Alfred Harrievich Schnittke (1934-1998)

Alfred Schnittke: Dialogue for cello and ensemble (1965)

Posted in Recordings by R.A.D. Stainforth on October 18, 2011

Alfred Schnittke

Posted in Articles by R.A.D. Stainforth on June 24, 2010

New Grove Dictionary of Music & Musicians

Alfred Schnittke first studied privately in Vienna (1946–8), where his father was working; this decisive experience was to have a decisive effect on his work as a composer since this exposure to the Austro-German cultural tradition fundamentally influenced his future tastes and approach to form and vocabulary throughout his career. On his return to Russia, Schnittke studied in the Choirmasters’ Department at the October Revolution Music College in Moscow (1949–53) as well as studying theory privately with Iosif Rïzhkin. He later enrolled at the Moscow Conservatory (1953–8, and as a postgraduate 1958–61), where his teachers were Yevgeny Golubev and Nikolay Rakov. Schnittke later observed that his ‘polystylism’ could be traced to the filling of gaps in his musical knowledge during these years. He himself taught instrumentation at the Conservatory for a decade from 1962, and from this time worked as a freelance composer, writing for the theatre and for film as well as concert works. Between 1962 and 1984 he wrote a total of 66 film scores for Mosfilm and other Soviet film companies: this aspect of his life was to have an important technical influence upon his career as a concert composer. During the course of his life he also wrote a large number of articles concerning various issues in contemporary music, and lectured extensively in Russia and Germany.

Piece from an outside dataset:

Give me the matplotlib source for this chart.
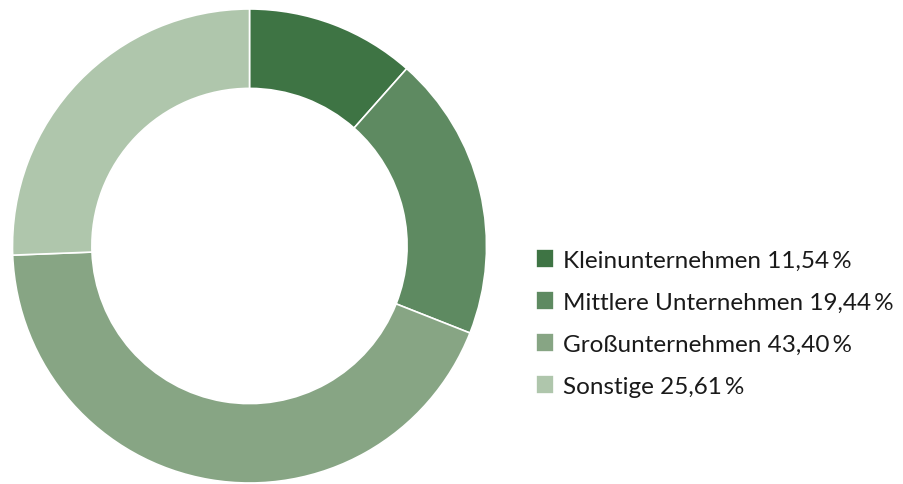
import matplotlib.pyplot as plt

categories = ["Kleinunternehmen", "Mittlere Unternehmen", "Großunternehmen", "Sonstige"]
shares = [11.54, 19.44, 43.40, 25.61]
colors = ["#3e7444", "#5e8a61", "#87a584", "#afc6ac"]

plt.rcParams['font.family'] = ['Lato', 'DejaVu Sans']

fig = plt.figure(figsize=(9.04, 4.85), dpi=100)
ax = fig.add_axes([12 / 904, 1 / 485, 475 / 904, 474 / 485])

wedges, _ = ax.pie(shares, colors=colors, startangle=90, counterclock=False,
                   radius=1, wedgeprops=dict(width=0.335, edgecolor='white', linewidth=1.2))
ax.set_xlim(-1, 1)
ax.set_ylim(-1, 1)
ax.set_aspect('equal')
ax.axis('off')

labels = [f"{c} {v:.2f}".replace('.', ',') + "\u2009%" for c, v in zip(categories, shares)]
fig.legend(wedges, labels, loc='upper left', bbox_to_anchor=(536 / 904, 1 - 250 / 485),
           frameon=False, fontsize=17.5, handlelength=0.72, handleheight=0.8,
           handletextpad=0.4, labelspacing=0.84, borderaxespad=0, borderpad=0,
           labelcolor='#1a1a1a')

fig.savefig("out.png", dpi=100)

Though Schnittke’s growing reputation permitted him numerous journeys abroad from the 1980s onwards, before then his trips outside the Soviet Union had been restricted to one in 1967 to hear Dialogue in Warsaw and another in 1977 to Germany and Austria, as a keyboard player with the Lithuanian Chamber Orchestra. His inevitably complicated relationship with the Soviet regime began with the condemnation of his oratorio Nagasaki by the Union of Composers in 1958. He was subsequently well-treated by the Union, and received commissions from the Ministry of Culture and from two opera companies, but when he was asked to conform to a less experimentalist ideal after completing his second opera – ‘African Ballad’ – he no longer enjoyed official approval. Due to the more liberal attitude of the Krushchyov era, Schnittke and other young composers saw formerly sanctioned scores by Western composers; he was thus able to analyze in great detail not only the music of Stravinsky, Schoenberg, Berg and Webern, but also Stockhausen, Nono and Ligeti. These analyses led to his abandonment of serial techniques. At the same time, however, he was constantly attacked in official publications such as Sovetskaya muzïka. After its première in Gor’kiy in 1974, his First Symphony was to all intents and purposes banned from performance in the wake of Khrennikov’s blanket condemnation of it. This situation changed only when Gorbachyov came to power in 1985.

It was precisely from this time onwards, when, paradoxically, he was finally able to travel to attend performances of his works outside the Soviet Union, that Schnittke began to be plagued by health problems, beginning with a serious stroke in June that year. A second occurred in 1991, a year after he had moved to Hamburg, where he was teaching composition as the Hochschule für Musik und Theater, and from that point on Schnittke’s music became more austere and more obviously concerned with mortality. He suffered another stroke in 1994, but did not cease to compose; he died in 1998 in his adopted city of Hamburg.

Later in life Schnittke was the recipient of numerous international prizes and awards, including the Russian State Prize (twice, in 1986 and 1995) and awards from Austria, Germany and Japan. He was made a member of the Academies of Arts of Munich, Stockholm, Hamburg, Berlin and London, and given honorary membership of several others.